Stored data.
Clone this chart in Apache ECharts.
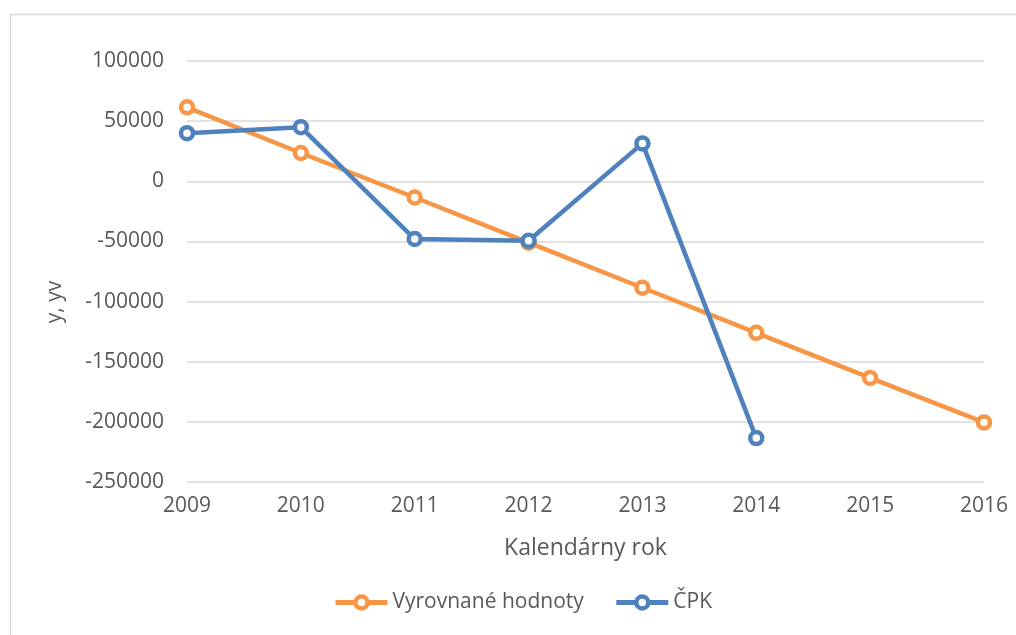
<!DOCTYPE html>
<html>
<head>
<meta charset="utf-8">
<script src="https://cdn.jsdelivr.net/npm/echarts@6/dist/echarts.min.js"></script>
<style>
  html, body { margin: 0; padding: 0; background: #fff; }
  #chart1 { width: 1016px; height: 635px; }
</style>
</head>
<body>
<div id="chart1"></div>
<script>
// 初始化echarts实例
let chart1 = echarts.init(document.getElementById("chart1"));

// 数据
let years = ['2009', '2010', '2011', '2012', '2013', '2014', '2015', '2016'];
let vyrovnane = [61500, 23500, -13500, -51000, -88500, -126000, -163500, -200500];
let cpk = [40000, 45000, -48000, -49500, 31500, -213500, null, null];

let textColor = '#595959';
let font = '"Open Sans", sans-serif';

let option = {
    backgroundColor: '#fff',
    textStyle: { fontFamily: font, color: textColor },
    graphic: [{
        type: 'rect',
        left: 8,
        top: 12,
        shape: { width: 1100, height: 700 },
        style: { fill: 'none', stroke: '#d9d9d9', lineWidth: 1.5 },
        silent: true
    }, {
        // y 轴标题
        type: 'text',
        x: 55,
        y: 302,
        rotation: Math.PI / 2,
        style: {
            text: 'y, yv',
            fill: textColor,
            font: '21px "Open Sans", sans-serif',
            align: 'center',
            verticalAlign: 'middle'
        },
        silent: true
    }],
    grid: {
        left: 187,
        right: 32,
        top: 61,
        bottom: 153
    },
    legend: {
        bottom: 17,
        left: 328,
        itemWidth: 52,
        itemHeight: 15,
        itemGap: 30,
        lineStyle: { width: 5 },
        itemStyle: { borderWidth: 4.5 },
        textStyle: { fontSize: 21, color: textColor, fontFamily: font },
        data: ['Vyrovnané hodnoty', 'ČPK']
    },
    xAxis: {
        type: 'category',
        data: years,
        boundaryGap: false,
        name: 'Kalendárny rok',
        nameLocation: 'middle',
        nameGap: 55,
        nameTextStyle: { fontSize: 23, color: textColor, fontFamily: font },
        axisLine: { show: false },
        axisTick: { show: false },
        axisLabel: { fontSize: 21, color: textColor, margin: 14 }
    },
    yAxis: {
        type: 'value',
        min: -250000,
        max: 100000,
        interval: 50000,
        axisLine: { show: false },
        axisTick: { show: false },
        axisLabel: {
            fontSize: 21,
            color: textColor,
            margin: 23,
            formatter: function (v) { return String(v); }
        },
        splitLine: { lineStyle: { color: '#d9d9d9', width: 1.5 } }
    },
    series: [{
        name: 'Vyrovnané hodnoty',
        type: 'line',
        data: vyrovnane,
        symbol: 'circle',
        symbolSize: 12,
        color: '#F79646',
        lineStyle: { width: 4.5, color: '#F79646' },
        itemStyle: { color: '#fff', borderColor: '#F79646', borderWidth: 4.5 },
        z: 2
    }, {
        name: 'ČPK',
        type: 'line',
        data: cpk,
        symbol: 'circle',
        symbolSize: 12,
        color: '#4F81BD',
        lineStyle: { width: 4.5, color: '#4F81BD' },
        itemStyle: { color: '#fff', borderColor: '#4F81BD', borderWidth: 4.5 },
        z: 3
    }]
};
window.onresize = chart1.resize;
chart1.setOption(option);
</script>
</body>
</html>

What the exercise asks.
Copy the listing exactly. Any image in it stays out of the copy.

Response to this task.
Clone this chart in Apache ECharts.
<!DOCTYPE html>
<html>
<head>
<meta charset="utf-8">
<script src="https://cdn.jsdelivr.net/npm/echarts@6/dist/echarts.min.js"></script>
<style>
  html, body { margin: 0; padding: 0; background: #fff; }
  #chart1 { width: 1016px; height: 635px; }
</style>
</head>
<body>
<div id="chart1"></div>
<script>
// 初始化echarts实例
let chart1 = echarts.init(document.getElementById("chart1"));

// 数据
let years = ['2009', '2010', '2011', '2012', '2013', '2014', '2015', '2016'];
let vyrovnane = [61500, 23500, -13500, -51000, -88500, -126000, -163500, -200500];
let cpk = [40000, 45000, -48000, -49500, 31500, -213500, null, null];

let textColor = '#595959';
let font = '"Open Sans", sans-serif';

let option = {
    backgroundColor: '#fff',
    textStyle: { fontFamily: font, color: textColor },
    graphic: [{
        type: 'rect',
        left: 8,
        top: 12,
        shape: { width: 1100, height: 700 },
        style: { fill: 'none', stroke: '#d9d9d9', lineWidth: 1.5 },
        silent: true
    }, {
        // y 轴标题
        type: 'text',
        x: 55,
        y: 302,
        rotation: Math.PI / 2,
        style: {
            text: 'y, yv',
            fill: textColor,
            font: '21px "Open Sans", sans-serif',
            align: 'center',
            verticalAlign: 'middle'
        },
        silent: true
    }],
    grid: {
        left: 187,
        right: 32,
        top: 61,
        bottom: 153
    },
    legend: {
        bottom: 17,
        left: 328,
        itemWidth: 52,
        itemHeight: 15,
        itemGap: 30,
        lineStyle: { width: 5 },
        itemStyle: { borderWidth: 4.5 },
        textStyle: { fontSize: 21, color: textColor, fontFamily: font },
        data: ['Vyrovnané hodnoty', 'ČPK']
    },
    xAxis: {
        type: 'category',
        data: years,
        boundaryGap: false,
        name: 'Kalendárny rok',
        nameLocation: 'middle',
        nameGap: 55,
        nameTextStyle: { fontSize: 23, color: textColor, fontFamily: font },
        axisLine: { show: false },
        axisTick: { show: false },
        axisLabel: { fontSize: 21, color: textColor, margin: 14 }
    },
    yAxis: {
        type: 'value',
        min: -250000,
        max: 100000,
        interval: 50000,
        axisLine: { show: false },
        axisTick: { show: false },
        axisLabel: {
            fontSize: 21,
            color: textColor,
            margin: 23,
            formatter: function (v) { return String(v); }
        },
        splitLine: { lineStyle: { color: '#d9d9d9', width: 1.5 } }
    },
    series: [{
        name: 'Vyrovnané hodnoty',
        type: 'line',
        data: vyrovnane,
        symbol: 'circle',
        symbolSize: 12,
        color: '#F79646',
        lineStyle: { width: 4.5, color: '#F79646' },
        itemStyle: { color: '#fff', borderColor: '#F79646', borderWidth: 4.5 },
        z: 2
    }, {
        name: 'ČPK',
        type: 'line',
        data: cpk,
        symbol: 'circle',
        symbolSize: 12,
        color: '#4F81BD',
        lineStyle: { width: 4.5, color: '#4F81BD' },
        itemStyle: { color: '#fff', borderColor: '#4F81BD', borderWidth: 4.5 },
        z: 3
    }]
};
window.onresize = chart1.resize;
chart1.setOption(option);
</script>
</body>
</html>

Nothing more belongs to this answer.